It was a dark and stormy night last Wednesday when the Evanston Library board met to discuss the fate of its long-standing used-book sale. You wouldn’t have guessed from the meager turnout that the cancellation of the quarterly event, and of the book-donation program that fueled it, has evoked some real passion in the community, especially among the volunteers who ran and staffed the sale, and worked year-round sorting a mountain of donations.
According to the library’s website, 1,000 books and related items (DVDs, CDs, etc) came in every week for the sale, which occupied its own sizable room on the third floor of the main library building at Church and Orrington. Every three months or so, the public would be invited in to peruse the collection and purchase items at bargain-basement prices.
Not to be confused with the little book nook on the first floor, which continues to sell deaccessioned books from the library’s collection, the quarterly sale was a significant treasure trove, beloved enough to land a spot on the Reader‘s Best of Chicago list in 2009.
But last year, volunteers were stunned to learn that the decades-old program was being shut down.

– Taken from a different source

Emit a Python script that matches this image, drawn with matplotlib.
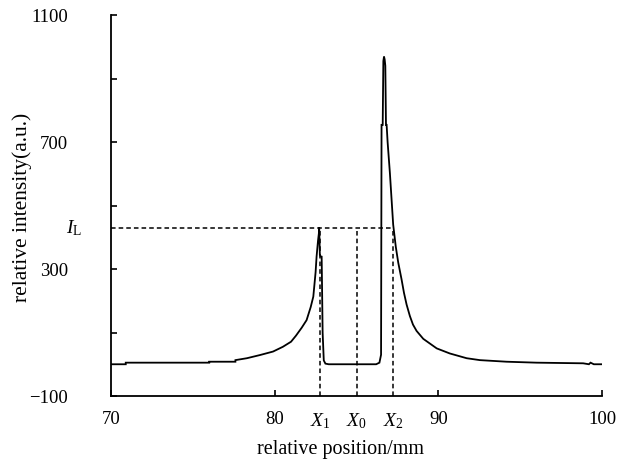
import matplotlib
matplotlib.use("Agg")
import matplotlib.pyplot as plt

plt.rcParams['font.family'] = ['Liberation Serif', 'DejaVu Serif']
plt.rcParams['mathtext.fontset'] = 'custom'
plt.rcParams['mathtext.rm'] = 'Liberation Serif'
plt.rcParams['mathtext.it'] = 'Liberation Serif:italic'

# Intensity profile
position = [70.0, 70.9, 70.9, 76.0, 76.0, 77.6, 77.6, 78.3, 79.1, 79.9, 80.5,
            81.0, 81.3, 81.65, 81.95, 82.2, 82.36, 82.5, 82.56, 82.65, 82.7,
            82.72, 82.76, 82.8, 82.87, 82.93, 83.0, 83.1, 83.3, 86.2, 86.4,
            86.5, 86.53, 86.6, 86.64, 86.68, 86.72, 86.76, 86.8, 86.84, 86.9,
            87.04, 87.24, 87.4, 87.55, 87.75, 87.9, 88.06, 88.26, 88.45,
            88.67, 89.08, 89.9, 90.7, 91.73, 92.54, 94.17, 96.0, 98.85, 99.2,
            99.3, 99.5, 100.0]
intensity = [0, 0, 5, 5, 8, 8, 13, 19, 29, 40, 55,
             71, 90, 115, 139, 180, 213, 290, 339, 390, 412,
             431, 345, 340, 339, 100, 12, 2, 0, 0, 5,
             30, 754, 754, 955, 969, 960, 940, 754, 754, 700,
             602, 440, 370, 320, 268, 225, 188, 152, 125,
             105, 80, 50, 34, 19, 13, 8, 5, 3, 0,
             5, 0, 0]

# Reference markers
IL = 430
x_marks = [82.77, 85.0, 87.24]
x_mark_labels = [r'$X_1$', r'$X_0$', r'$X_2$']

xticks = [70, 80, 90, 100]
yticks_major = [-100, 300, 700, 1100]
yticks_minor = [100, 500, 900]

fig = plt.figure(figsize=(6.23, 4.66), dpi=100)
ax = fig.add_axes([0.1782, 0.1502, 0.7881, 0.8176])

ax.plot(position, intensity, color='black', lw=1.3, solid_joinstyle='miter')

dash = (0, (3, 2))
ax.plot([70, x_marks[2]], [IL, IL], color='black', lw=1.1, linestyle=dash)
for xm in x_marks:
    ax.plot([xm, xm], [-100, IL], color='black', lw=1.1, linestyle=dash)

ax.set_xlim(70, 100)
ax.set_ylim(-100, 1100)

for s in ['top', 'right']:
    ax.spines[s].set_visible(False)
for s in ['left', 'bottom']:
    ax.spines[s].set_linewidth(1.3)

ax.set_xticks(xticks)
ax.set_xticklabels([str(v) for v in xticks])
ax.set_xticks(x_marks, minor=True)
ax.set_xticklabels(x_mark_labels, minor=True)
ax.tick_params(axis='x', which='major', direction='in', length=4, width=1.2,
               pad=11, labelsize=13.5)
ax.tick_params(axis='x', which='minor', length=0, pad=11, labelsize=14)

ax.set_yticks(yticks_major)
ax.set_yticklabels(['\u2212100', '300', '700', '1100'])
ax.set_yticks(yticks_minor, minor=True)
ax.tick_params(axis='y', which='both', direction='in', length=4, width=1.2,
               pad=31, labelsize=13.5)

ax.text(-0.075, IL, r'$I_{\rm L}$', transform=ax.get_yaxis_transform(),
        ha='center', va='center', fontsize=14)

ax.set_xlabel('relative position/mm', fontsize=14.5)
ax.xaxis.set_label_coords(0.468, -0.115)
ax.set_ylabel('relative intensity(a.u.)', fontsize=15.5)
ax.yaxis.set_label_coords(-0.16, 0.496)

fig.savefig('out.png', dpi=100)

An announcement went up on the library website that donations would no longer be accepted after July 9, and a weekend “blowout” sale to dispose of the existing stock at $1 each was held in August (volunteers continued to sell the dwindling remainders on Mondays from 10 AM to 2 PM). The reason? An imminent major renovation of the 23-year-old building. The renovation plan called for the Used Book Room on the third floor to be turned into meeting space.
Eight months after that final sale, the $10.5 million renovation plan has been, um, shelved. The project was to be funded by a bond sale. That required approval by the Evanston City Council, which demurred. The city’s also rebuilding the Robert Crown Community Center, a $48 million project that includes a library branch, and the council feared that a second, simultaneous bond sale would be one too many. The main library renovation was put on hold for at least two years.
Meanwhile, the volunteers say, their former space is standing idle. When it became clear that the renovation wasn’t going to happen anytime soon, they began to inquire about resurrecting their program, which they say was bringing in roughly $12,000 to $16,000 for the library every quarter. They say it could have still been humming along, providing a service to donors and buyers and some valuable income for the library.
At last week’s meeting, however, members of the library staff presented the board with a litany of reasons not to bring the sale back. Facilities manager John Devaney said the challenges to a restart “are many,” beginning with his need to clear the third floor out by January 2020 if the money for the renovation becomes available then. He said, since the end of the Brandeis book sale in 2006, the Evanston library has been “the epicenter for donations on the North Shore.” This has its downside. The books are heavy and bulky, he said; moving them around was taking about ten hours of a staff member’s time each week, and a whopping 70 percent of what came in was junk that went straight to recycling.
And then he mentioned something that brought the room to attention: since they stopped taking donations, “we’re getting less cockroaches.”
All this was seconded by Don Westphal, the book sale’s dedicated maintenance employee, who said he loves the sale but agreed that it was hard to carry all those books into the library, that it took time to cut down the cardboard boxes they came in, and that afterward he had to wrangle 96-gallon recycling bins.
Also, he said, sometimes the materials had “critters and mold.” He’s gotten bites.
Library director Karen Danczak Lyons said her staff is still looking at options, including an outdoor receptacle for a vendor who would take the books, sell them, and return 10 percent of the money to the library. But she was clear about this: the sale, she said, “just can’t be restored the way it was before. It didn’t work for us.”
Board president Ben Schapiro, a career librarian himself, said, “Maybe we don’t do any sale for 20 months. I have a concern about what comes in piggyback with those books.” Devaney concurred about the danger of something that could contaminate the entire collection. After that, the board went into a closed session.
The volunteers I talked with were surprised to hear about the bug threat. They swear that, in their combined decades of working in the Used Book Room, they’ve never seen any bugs. Nevertheless, last Monday was the final opportunity to browse the remaining stock. Without any new books coming in, customers were dwindling, and they made the difficult decision to call it quits—at least for now. They’ll gather at the library in May for a farewell lunch.